VTB: A permanência da direita ou o retorno da esquerda ao governo será uma confirmação do tipo de projeto nacional que a maioria dos brasileiros quer para o país. Enquanto a permanência da direita remonta a um Brasil moralmente conservador e economicamente neoliberal, o retorno da esquerda aponta a uma percepção de que as políticas neoliberais não conseguiram atender às demandas de crescimento econômico e eliminação das desigualdades sociais. E as partes políticas têm lidado exatamente dessa forma e buscado perguntar ao eleitor “qual Brasil você quer?”.
LeiaJá: Quais aspectos da colonização na política hoje? O Brasil é independente de forma econômica e cultural?
VTB: Na perspectiva de autores decoloniais, como Aníbal Quijano e Walter Mignolo, a colonização não se encerrou com a independência dos países colonizados, mas permaneceu ativa através do sistema de poder vigente. E vai se expressar na política de diferentes maneiras, do micro ao macro, atravessando as clivagens sociais de raça, classe e gênero.
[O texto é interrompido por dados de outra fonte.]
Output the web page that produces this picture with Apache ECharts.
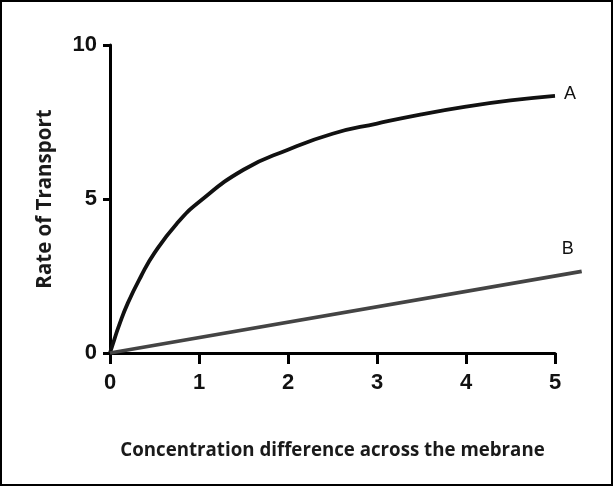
<!DOCTYPE html>
<html><head><meta charset="utf-8">
<script src="https://cdn.jsdelivr.net/npm/echarts@6/dist/echarts.min.js"></script>
<style>html,body{margin:0;padding:0;background:#fff}#c{width:613px;height:486px;box-sizing:border-box;border:2px solid #000}</style>
</head><body><div id="c"></div>
<script>
const xTicks = [0, 1, 2, 3, 4, 5];
const yTicks = [0, 5, 10];
const curveAx = [0, 0.05, 0.1, 0.2, 0.35, 0.5, 0.75, 1, 1.5, 2, 2.5, 3, 3.5, 4, 4.5, 5];
const curveAy = [0, 0.45, 0.88, 1.62, 2.5, 3.25, 4.2, 4.9, 5.95, 6.6, 7.12, 7.45, 7.75, 8.0, 8.2, 8.35];
const lineBx = [0, 5.3];
const lineBy = [0, 2.65];
const seriesNames = ['A', 'B'];
const xName = 'Concentration difference across the mebrane';
const yName = 'Rate of Transport';

const chart = echarts.init(document.getElementById('c'), null, {renderer: 'canvas'});
const axisFont = {fontFamily: 'Liberation Sans, Arial', fontWeight: 'bold', fontSize: 22, color: '#111'};
const G = {left: 108, top: 43, bottom: 131, width: 445};
const xMax = xTicks[xTicks.length - 1];
const xMax2 = lineBx[lineBx.length - 1];
chart.setOption({
  animation: false,
  grid: [
    {left: G.left, width: G.width, top: G.top, bottom: G.bottom, containLabel: false},
    {left: G.left, width: G.width * xMax2 / xMax, top: G.top, bottom: G.bottom, containLabel: false}
  ],
  xAxis: [{
    gridIndex: 0, type: 'value', min: 0, max: xMax, interval: 1,
    name: xName, nameLocation: 'middle', nameGap: 88,
    nameTextStyle: {fontFamily: 'Open Sans', fontWeight: 'bold', fontSize: 18.7, color: '#1a1a1a'},
    axisLine: {show: true, onZero: false, lineStyle: {color: '#000', width: 3}},
    axisTick: {show: true, length: 11, lineStyle: {color: '#000', width: 3}},
    axisLabel: Object.assign({margin: 19}, axisFont),
    splitLine: {show: false}
  }, {
    gridIndex: 1, type: 'value', min: 0, max: xMax2, show: false
  }],
  yAxis: [{
    gridIndex: 0, type: 'value', min: 0, max: 10, interval: 5,
    name: yName, nameLocation: 'middle', nameGap: 54,
    nameTextStyle: {fontFamily: 'Open Sans', fontWeight: 'bold', fontSize: 20.5, color: '#1a1a1a'},
    axisLine: {show: true, onZero: false, lineStyle: {color: '#000', width: 3}},
    axisTick: {show: true, length: 7, lineStyle: {color: '#000', width: 3}},
    axisLabel: Object.assign({margin: 13}, axisFont),
    splitLine: {show: false}
  }, {
    gridIndex: 1, type: 'value', min: 0, max: 10, show: false
  }],
  series: [
    {
      name: seriesNames[0], type: 'line', xAxisIndex: 0, yAxisIndex: 0,
      smooth: 0.5, showSymbol: false, clip: false,
      data: curveAx.map((x, i) => [x, curveAy[i]]),
      lineStyle: {color: '#111', width: 3.8},
      endLabel: {show: true, formatter: seriesNames[0], offset: [1, -2], fontFamily: 'Liberation Sans, Arial', fontSize: 18, color: '#111'}
    },
    {
      name: seriesNames[1], type: 'line', xAxisIndex: 1, yAxisIndex: 1,
      showSymbol: false, clip: false,
      data: lineBx.map((x, i) => [x, lineBy[i]]),
      lineStyle: {color: '#444', width: 3.8},
      endLabel: {show: true, formatter: seriesNames[1], offset: [-28, -22], fontFamily: 'Liberation Sans, Arial', fontSize: 18, color: '#111'}
    }
  ]
});
</script></body></html>
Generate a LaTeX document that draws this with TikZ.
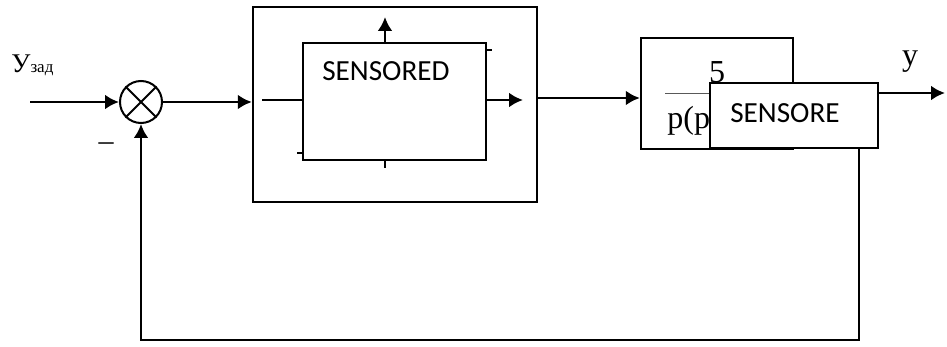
\documentclass[tikz,border=0pt]{standalone}
\usepackage{fontspec}
\setmainfont{Liberation Serif}
\newfontfamily\boxfont{Carlito}
\usepackage{tikz}
\usetikzlibrary{arrows.meta}
\usetikzlibrary{positioning}

\begin{document}
\begin{tikzpicture}[->,>={Latex[length=7pt,width=7.5pt]},line width=1.4pt,x=0.5pt,y=-0.5pt]
    \tikzstyle{block}=[draw, rectangle, line width=1.2pt, inner sep=0pt]
    \tikzstyle{sensor}=[block, fill=white]
    \tikzstyle{sensortext}=[font=\boxfont\fontsize{14.6}{16}\selectfont, inner sep=0pt]
    \tikzstyle{sumnode}=[draw, circle, line width=1pt, minimum size=21pt, inner sep=0pt]
    \tikzstyle{serif}=[font=\fontsize{15}{17}\selectfont, inner sep=0pt]
    \useasboundingbox (0,0) rectangle (947,347);
    %\draw[help lines,step=50] (0,0) grid (947,347);

    % summing junction
    \node[sumnode] (sum) at (141,102) {};
    \draw[-,line width=1pt] (sum.north west) -- (sum.south east) (sum.north east) -- (sum.south west);
    \node[serif, anchor=base west] (ref) at (10,73) {{\fontsize{13.5}{15}\selectfont У}{\fontsize{8.5}{10}\selectfont зад}};
    \node[serif] (minus) at (106,147) {–};

    % regulator with the sensor inside
    \node[block, minimum width=142pt, minimum height=97.5pt] (ctrl) at (395,104.5) {};
    \node[block, minimum width=91.5pt, minimum height=58.5pt] (sens1) at (394.5,101.5) {};
    \node[sensortext] (sens1txt) at (386,71) {SENSORED};

    % plant
    \node[block, minimum width=76pt, minimum height=55.5pt] (plant) at (717,93.5) {};
    \node[font=\fontsize{16}{18}\selectfont, inner sep=0pt] (num) at (717,72) {5};
    \node[font=\fontsize{16}{18}\selectfont, inner sep=0pt, anchor=west] (den) at (666,121) {p(p};
    \draw[-,line width=0.5pt,gray!70!black] (den.west |- plant.center) ++(-1,0) coordinate (fl) -- ++(100,0);
    \node[sensor, minimum width=84pt, minimum height=32.5pt] (sens2) at (794,115.5) {};
    \node[sensortext] (sens2txt) at (785,113) {SENSORE};
    \node[serif, font=\fontsize{16}{18}\selectfont] (yout) at (910,62) {y};

    \coordinate (in) at (30,102);
    \coordinate (c1) at (262,100);
    \coordinate (c2) at (523,100);
    \coordinate (up) at (385,17);
    \coordinate (dn) at (385,168);
    \coordinate (p1) at (537,98);
    \coordinate (out) at (945,93);
    \coordinate (fb) at (859,340);

    \path
        (in) edge (sum.west)
        (sum.east) edge (ctrl.west |- sum.east)
        (c1) edge[-] (sens1.west |- c1)
        (sens1.east |- c2) edge (c2)
        (up |- sens1.north) edge (up)
        (p1) edge (plant.west |- p1)
        (sens2.east |- out) edge (out)
    ;
    \draw[-] (up |- sens1.south) -- (dn);
    \draw[-,line width=0.9pt] (sens1.north east) ++(0,8) -- ++(5,0);
    \draw[-,line width=0.9pt] (sens1.south west) ++(0,-8) -- ++(-5,0);

    % feedback loop
    \draw (sens2.south -| fb) -- (fb) -| (sum.south);
\end{tikzpicture}
\end{document}
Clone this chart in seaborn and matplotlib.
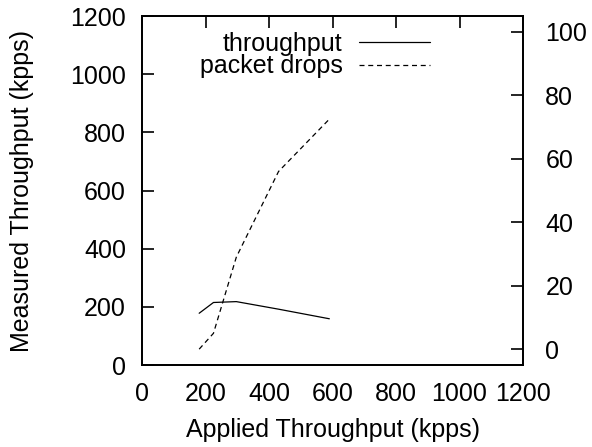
import seaborn as sns
import pandas as pd
import matplotlib.pyplot as plt

applied = [180, 225, 297, 430, 590]
throughput = [178, 215, 218, 192, 159]
drops = [0, 5, 29, 56, 72.5]

sns.set_theme(style="white")
plt.rcParams['font.family'] = ['Liberation Sans', 'DejaVu Sans']
plt.rcParams['text.color'] = 'black'
plt.rcParams['axes.labelcolor'] = 'black'
fs = 18

data = pd.DataFrame({'applied': applied, 'throughput': throughput, 'drops': drops})

fig = plt.figure(figsize=(5.92, 4.47), dpi=100)
ax = fig.add_axes([0.2399, 0.1834, 0.6436, 0.7808])
ax2 = ax.twinx()

sns.lineplot(x='applied', y='throughput', data=data, ax=ax, color='black',
             linewidth=0.9, label='throughput', legend=False)
sns.lineplot(x='applied', y='drops', data=data, ax=ax2, color='black',
             linewidth=0.9, linestyle=(0, (4, 3)), label='packet drops', legend=False)

ax.set_xlim(0, 1200)
ax.set_ylim(0, 1200)
ax2.set_ylim(-5, 105)
ax.set_xticks(range(0, 1201, 200))
ax.set_yticks(range(0, 1201, 200))
ax2.set_yticks(range(0, 101, 20))

ax.set_xlabel('Applied Throughput (kpps)', fontsize=fs, va='center', color='black')
ax.set_ylabel('Measured Throughput (kpps)', fontsize=fs, va='center', color='black')
ax.xaxis.set_label_coords(0.5, -0.187)
ax.yaxis.set_label_coords(-0.315, 0.5)
ax2.set_ylabel('')

ax.tick_params(axis='x', direction='in', length=8.5, width=1.2, top=True,
               labelsize=fs, pad=12, colors='black')
ax.tick_params(axis='y', direction='in', length=8.5, width=1.2, right=False,
               labelsize=fs, pad=11.5, colors='black')
ax2.tick_params(axis='y', direction='in', length=8.5, width=1.2,
                labelsize=fs, pad=16, colors='black')

for a in (ax, ax2):
    for s in a.spines.values():
        s.set_color('black')
        s.set_linewidth(1.3)

h1, l1 = ax.get_legend_handles_labels()
h2, l2 = ax2.get_legend_handles_labels()
ax.legend(h1 + h2, l1 + l2, loc='upper right', bbox_to_anchor=(0.756, 0.955),
          frameon=False, markerfirst=False, fontsize=fs, handlelength=2.85,
          handletextpad=0.65, labelspacing=-0.05, borderaxespad=0, borderpad=0,
          labelcolor='black')

fig.savefig('out.png', dpi=100)
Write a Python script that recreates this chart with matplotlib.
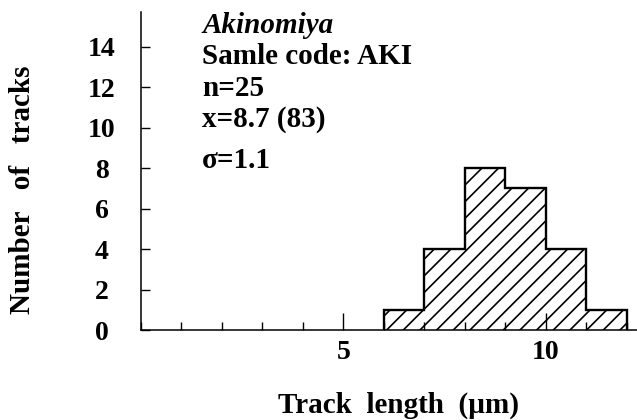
import numpy as np
import matplotlib
matplotlib.use("Agg")
import matplotlib.pyplot as plt
from matplotlib.ticker import MultipleLocator

# track length histogram, 1 um bins
bin_edges = [6, 7, 8, 9, 10, 11, 12]
counts = [1, 4, 8, 7, 4, 1]

y_ticks = [0, 2, 4, 6, 8, 10, 12, 14]
x_ticks = [5, 10]

info_lines = ["Samle code: AKI", "n=25", "x=8.7 (83)", "\u03c3=1.1"]
site = "Akinomiya"

plt.rcParams["font.family"] = ["Liberation Serif", "DejaVu Serif"]
plt.rcParams["font.weight"] = "bold"
plt.rcParams["hatch.linewidth"] = 1.2

fig = plt.figure(figsize=(6.37, 4.2), dpi=100)
ax = fig.add_axes([0.221, 0.214, 0.779, 0.757])

ax.stairs(counts, bin_edges, fill=True, facecolor="white", edgecolor="black",
          hatch="//", linewidth=1.7, baseline=0)

ax.set_xlim(0, 12.25)
ax.set_ylim(0, 15.7)

for s in ["top", "right"]:
    ax.spines[s].set_visible(False)
for s in ["left", "bottom"]:
    ax.spines[s].set_linewidth(1.1)

ax.set_xticks(x_ticks)
ax.xaxis.set_minor_locator(MultipleLocator(1))
ax.tick_params(axis="x", which="major", direction="in", length=12, width=1.0,
               pad=7, labelsize=20)
ax.tick_params(axis="x", which="minor", direction="in", length=6, width=1.0)

ax.set_yticks(y_ticks)
ax.tick_params(axis="y", which="major", direction="in", length=6.5, width=1.0,
               pad=28, labelsize=20)
for lbl in ax.get_yticklabels():
    lbl.set_horizontalalignment("center")

# annotation block (positions in pixels of the reference, converted to axes coords)
x0 = (202 - 140.7) / 496.0
baselines = [64, 96, 127, 168]
def px_to_axes(y):
    return (330 - y) / 318.0

ax.text(x0, px_to_axes(33), site, transform=ax.transAxes, fontsize=21,
        style="italic", fontweight="bold", va="baseline", ha="left")
for txt, yb in zip(info_lines, baselines):
    ax.text(x0, px_to_axes(yb), txt, transform=ax.transAxes, fontsize=21,
            fontweight="bold", va="baseline", ha="left")

fig.text(23 / 637, 1 - 190 / 420, "Number   of   tracks", rotation=90,
         fontsize=21, fontweight="bold", ha="center", va="center")
fig.text(398 / 637, 1 - 405 / 420, "Track  length  (\u00b5m)",
         fontsize=21, fontweight="bold", ha="center", va="center")

fig.savefig("out.png", dpi=100)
Por exemplo, a criação da ideia de raça, que é colonial, naturalizava os colonizados não-brancos como inferiores aos colonizadores para legitimar a subordinação, ainda tem seus reflexos na sociedade e política nacional. Enquanto a representatividade de negros na política continua baixa, essa população é a maioria quando o assunto é pobreza, violência policial, encarceramento em massa – que por sua vez, também são aspectos políticos.
E a posição do Brasil dentro do sistema capitalista mundial, antes mesmo da nossa formação enquanto Estado, sempre foi dependente. Não é possível visualizar a independência econômica de um país exportador de produtos primários e importador de produtos industrializados. No que tange à cultura, o Brasil também está inserido em um sistema globalizado de trocas constantes, mas desiguais. As produções culturais estrangeiras chegam aqui com muito mais facilidade. São consumidas, absorvidas e ressignificadas pela nossa população. O caminho inverso parece ser muito mais difícil.
4. O que esperar das manifestações do 7 de Setembro este ano? Qual o tom?
VTB: Esse 7 de setembro será emblemático. Não só por marcar os 200 anos da independência do Brasil, mas pelo contexto: acontece à beira das eleições. Bolsonaro deve aproveitar a oportunidade para reforçar seu discurso nacionalista, atacar Lula e os Partido dos Trabalhadores, mas evitar investidas contra às demais instituições da República. Os outros candidatos provavelmente se manterão afastados. O próprio PT sinalizou que não convocará atos para o dia, justamente para evitar qualquer confronto com bolsonaristas.